(Entries with chart source code)
** Begin **

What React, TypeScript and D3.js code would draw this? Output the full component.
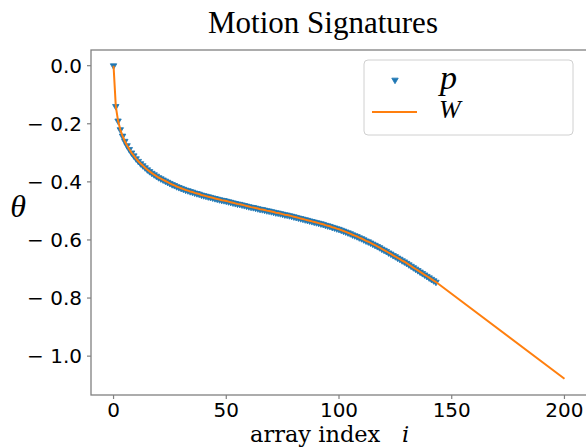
import React from "react";
import * as d3 from "d3";

// p: sampled signature (indices 0..143)
const pValues = [
  0.0, -0.14, -0.19, -0.22, -0.242, -0.26, -0.275, -0.288, -0.3, -0.31,
  -0.32, -0.329, -0.337, -0.344, -0.351, -0.358, -0.364, -0.37, -0.375, -0.38,
  -0.385, -0.389, -0.393, -0.397, -0.401, -0.405, -0.409, -0.412, -0.416, -0.419,
  -0.422, -0.425, -0.428, -0.43, -0.433, -0.435, -0.438, -0.44, -0.442, -0.445,
  -0.447, -0.449, -0.451, -0.453, -0.455, -0.457, -0.459, -0.461, -0.463, -0.464,
  -0.466, -0.468, -0.47, -0.472, -0.474, -0.476, -0.477, -0.479, -0.481, -0.483,
  -0.485, -0.487, -0.488, -0.49, -0.492, -0.494, -0.495, -0.497, -0.499, -0.5,
  -0.502, -0.504, -0.506, -0.507, -0.509, -0.511, -0.513, -0.514, -0.516, -0.518,
  -0.52, -0.522, -0.524, -0.526, -0.528, -0.53, -0.532, -0.534, -0.536, -0.538,
  -0.54, -0.542, -0.544, -0.546, -0.549, -0.551, -0.553, -0.556, -0.558, -0.561,
  -0.563, -0.566, -0.569, -0.572, -0.575, -0.578, -0.582, -0.585, -0.588, -0.592,
  -0.595, -0.599, -0.603, -0.606, -0.61, -0.614, -0.618, -0.622, -0.626, -0.631,
  -0.635, -0.639, -0.644, -0.648, -0.653, -0.657, -0.662, -0.666, -0.671, -0.675,
  -0.68, -0.685, -0.69, -0.695, -0.7, -0.705, -0.71, -0.715, -0.72, -0.725,
  -0.73, -0.735, -0.74, -0.745,
];

// W follows p and then continues to index 200
const wExtraIndex = [200];
const wExtraValues = [-1.078];

const xTicks = [0, 50, 100, 150, 200];
const yTicks = [0.0, -0.2, -0.4, -0.6, -0.8, -1.0];

const W = 586;
const H = 448;
const frame = { left: 91, right: 587, top: 50, bottom: 395 };

const BLUE = "#1f77b4";
const ORANGE = "#ff7f0e";
const AXIS = "#808080";

export default function App() {
  const x = d3.scaleLinear().domain([-10, 210]).range([frame.left, frame.right]);
  const y = d3.scaleLinear().domain([-1.1338, 0.054]).range([frame.bottom, frame.top]);

  const pPoints = pValues.map((v, i) => [i, v] as [number, number]);
  const wPoints = pPoints.concat(
    wExtraIndex.map((i, k) => [i, wExtraValues[k]] as [number, number])
  );

  const line = d3
    .line<[number, number]>()
    .x((d) => x(d[0]))
    .y((d) => y(d[1]));

  const tri = d3.symbol().type(d3.symbolTriangle).size(18)();

  const fmtY = (v: number) => (v < 0 ? "\u2212 " + Math.abs(v).toFixed(1) : v.toFixed(1));

  return (
    <svg
      width={W}
      height={H}
      style={{ position: "absolute", left: 0, top: 0, background: "#fff" }}
    >
      <rect width={W} height={H} fill="#fff" />
      <text
        x={323}
        y={33}
        textAnchor="middle"
        fontFamily="Liberation Serif"
        fontSize={31}
        fill="#000"
      >
        Motion Signatures
      </text>

      <defs>
        <clipPath id="plotclip">
          <rect
            x={frame.left}
            y={frame.top}
            width={frame.right - frame.left}
            height={frame.bottom - frame.top}
          />
        </clipPath>
      </defs>
      <g clipPath="url(#plotclip)">
        {pPoints.map((d, i) => (
          <path
            key={i}
            d={tri}
            transform={`translate(${x(d[0])},${y(d[1])}) rotate(180)`}
            fill={BLUE}
            stroke={BLUE}
            strokeWidth={0.8}
          />
        ))}
        <path d={line(wPoints) || ""} fill="none" stroke={ORANGE} strokeWidth={2} />
      </g>

      <rect
        x={frame.left}
        y={frame.top}
        width={frame.right - frame.left}
        height={frame.bottom - frame.top}
        fill="none"
        stroke={AXIS}
        strokeWidth={1.3}
      />

      {yTicks.map((t) => (
        <g key={t} transform={`translate(0,${y(t)})`}>
          <line x1={frame.left - 4} x2={frame.left} stroke={AXIS} strokeWidth={1.2} />
          <text
            x={frame.left - 9}
            dy="0.36em"
            textAnchor="end"
            fontFamily="DejaVu Sans"
            fontSize={20}
            fill="#000"
          >
            {fmtY(t)}
          </text>
        </g>
      ))}

      {xTicks.map((t) => (
        <g key={t} transform={`translate(${x(t)},0)`}>
          <line y1={frame.bottom} y2={frame.bottom + 4} stroke={AXIS} strokeWidth={1.2} />
          <text
            y={frame.bottom + 22}
            textAnchor="middle"
            fontFamily="DejaVu Sans"
            fontSize={20}
            fill="#000"
          >
            {t}
          </text>
        </g>
      ))}

      <text
        x={250}
        y={442}
        fontFamily="DejaVu Serif"
        fontSize={22.5}
        fill="#000"
      >
        array index
      </text>
      <text
        x={402}
        y={442}
        fontFamily="DejaVu Serif"
        fontStyle="italic"
        fontSize={22.5}
        fill="#000"
      >
        i
      </text>

      <text
        x={18}
        y={217}
        textAnchor="middle"
        fontFamily="Liberation Serif"
        fontStyle="italic"
        fontSize={32}
        fill="#000"
      >
        θ
      </text>

      <g>
        <rect
          x={364}
          y={60}
          width={209}
          height={75}
          rx={4}
          fill="#fff"
          fillOpacity={0.8}
          stroke="#d0d0d0"
          strokeWidth={1}
        />
        <path d={tri} transform="translate(395,80) rotate(180)" fill={BLUE} stroke={BLUE} strokeWidth={0.8} />
        <text
          x={440}
          y={89}
          fontFamily="Liberation Serif"
          fontStyle="italic"
          fontSize={34}
          fill="#000"
        >
          p
        </text>
        <line x1={372} x2={417} y1={112} y2={112} stroke={ORANGE} strokeWidth={2} />
        <text
          x={439}
          y={118}
          fontFamily="Liberation Serif"
          fontStyle="italic"
          fontSize={26}
          fill="#000"
        >
          W
        </text>
      </g>
    </svg>
  );
}
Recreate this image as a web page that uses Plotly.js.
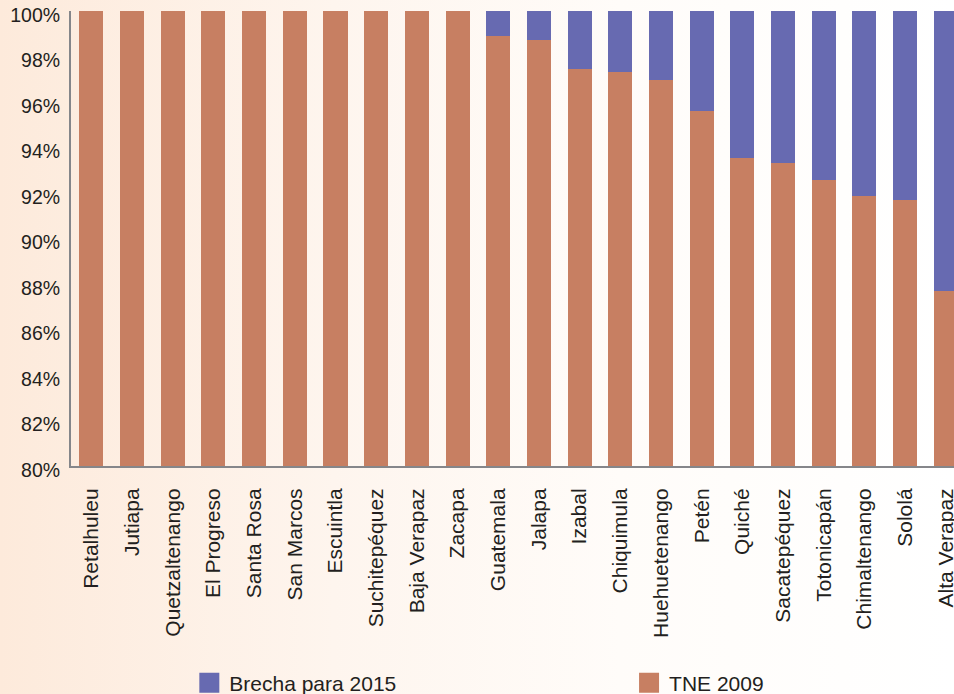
<!DOCTYPE html>
<html>
<head>
<meta charset="utf-8">
<script src="https://cdn.plot.ly/plotly-3.0.1.min.js"></script>
<style>
html, body { margin: 0; padding: 0; }
body { width: 954px; height: 694px; overflow: hidden;
  background: linear-gradient(to right, #fdeadb 0%, #fef5ee 35%, #fffcf9 65%, #ffffff 100%); }
#chart { width: 954px; height: 694px; }
</style>
</head>
<body>
<div id="chart"></div>
<script>
const categories = ["Retalhuleu", "Jutiapa", "Quetzaltenango", "El Progreso", "Santa Rosa", "San Marcos",
  "Escuintla", "Suchitepéquez", "Baja Verapaz", "Zacapa", "Guatemala", "Jalapa", "Izabal", "Chiquimula",
  "Huehuetenango", "Petén", "Quiché", "Sacatepéquez", "Totonicapán", "Chimaltenango", "Sololá", "Alta Verapaz"];
const tne2009 = [100, 100, 100, 100, 100, 100, 100, 100, 100, 100, 98.9, 98.73, 97.45, 97.32,
  96.97, 95.6, 93.54, 93.32, 92.57, 91.87, 91.69, 87.69];
const brecha2015 = tne2009.map(v => +(100 - v).toFixed(2));
const yTicks = [80, 82, 84, 86, 88, 90, 92, 94, 96, 98, 100];
const yTickLabels = yTicks.map(v => v + "%");

const font = "Liberation Sans, Arial, Helvetica, sans-serif";
const data = [
  { type: "bar", name: "TNE 2009", x: categories, y: tne2009, marker: { color: "#c77f62" },
    hoverinfo: "x+y", legend: "legend2" },
  { type: "bar", name: "Brecha para 2015", x: categories, y: brecha2015, marker: { color: "#676ab1" },
    hoverinfo: "x+y", legend: "legend" }
];
const legendFont = { family: font, size: 21, color: "#231f20" };
const layout = {
  width: 954, height: 694,
  barmode: "stack", bargap: 0.41,
  paper_bgcolor: "rgba(0,0,0,0)", plot_bgcolor: "rgba(0,0,0,0)",
  margin: { l: 71, r: 0, t: 11, b: 228, autoexpand: false },
  font: { family: font, size: 19, color: "#231f20" },
  showlegend: true,
  legend: { orientation: "h", x: 0.134, xanchor: "left", y: -0.477, yanchor: "middle",
    font: legendFont, bgcolor: "rgba(0,0,0,0)" },
  legend2: { orientation: "h", x: 0.632, xanchor: "left", y: -0.477, yanchor: "middle",
    font: legendFont, bgcolor: "rgba(0,0,0,0)" },
  xaxis: { type: "category", range: [-0.5, 21.2], showline: true, linecolor: "#85868a", linewidth: 2,
    tickangle: -90, ticks: "outside", ticklen: 12, tickcolor: "rgba(0,0,0,0)", automargin: false,
    ticklabeloverflow: "allow",
    tickfont: { family: font, size: 21, color: "#231f20" }, showgrid: false, zeroline: false, fixedrange: true },
  yaxis: { range: [80, 100], tickvals: yTicks, ticktext: yTickLabels, showline: true, linecolor: "#85868a",
    linewidth: 2, ticks: "outside", ticklen: 5, tickcolor: "rgba(0,0,0,0)", showgrid: false, zeroline: false,
    automargin: false, ticklabeloverflow: "allow", ticklabelshift: 4,
    tickfont: { family: font, size: 19.5, color: "#231f20" }, fixedrange: true }
};
Plotly.newPlot("chart", data, layout, { displayModeBar: false, staticPlot: true }).then(function () {
  document.querySelectorAll(".legendpoints path").forEach(function (p) {
    p.setAttribute("d", "M10,10H-10V-10H10Z");
  });
});
</script>
</body>
</html>
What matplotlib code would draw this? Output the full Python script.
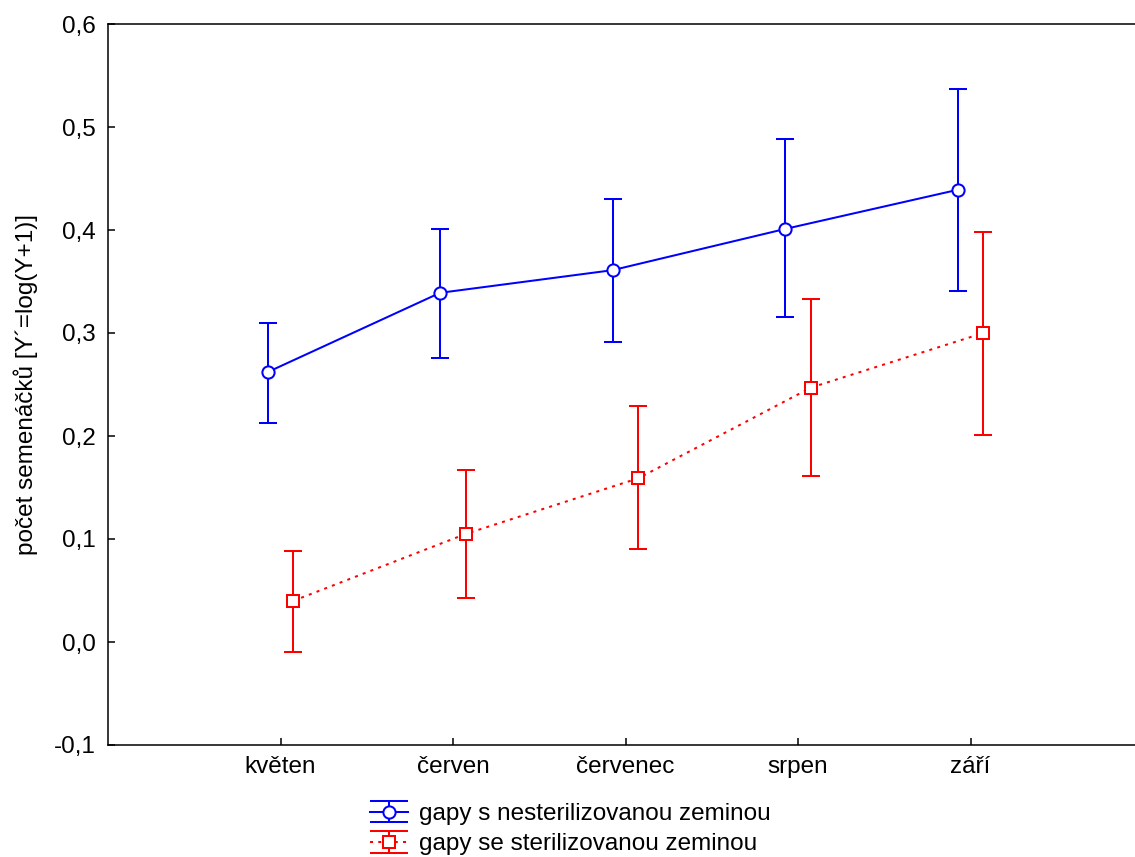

** End **

Write out each line of the data that holds the string "this".

What React, TypeScript and D3.js code would draw this? Output the full component.
Recreate this image as a web page that uses Plotly.js.
What matplotlib code would draw this? Output the full Python script.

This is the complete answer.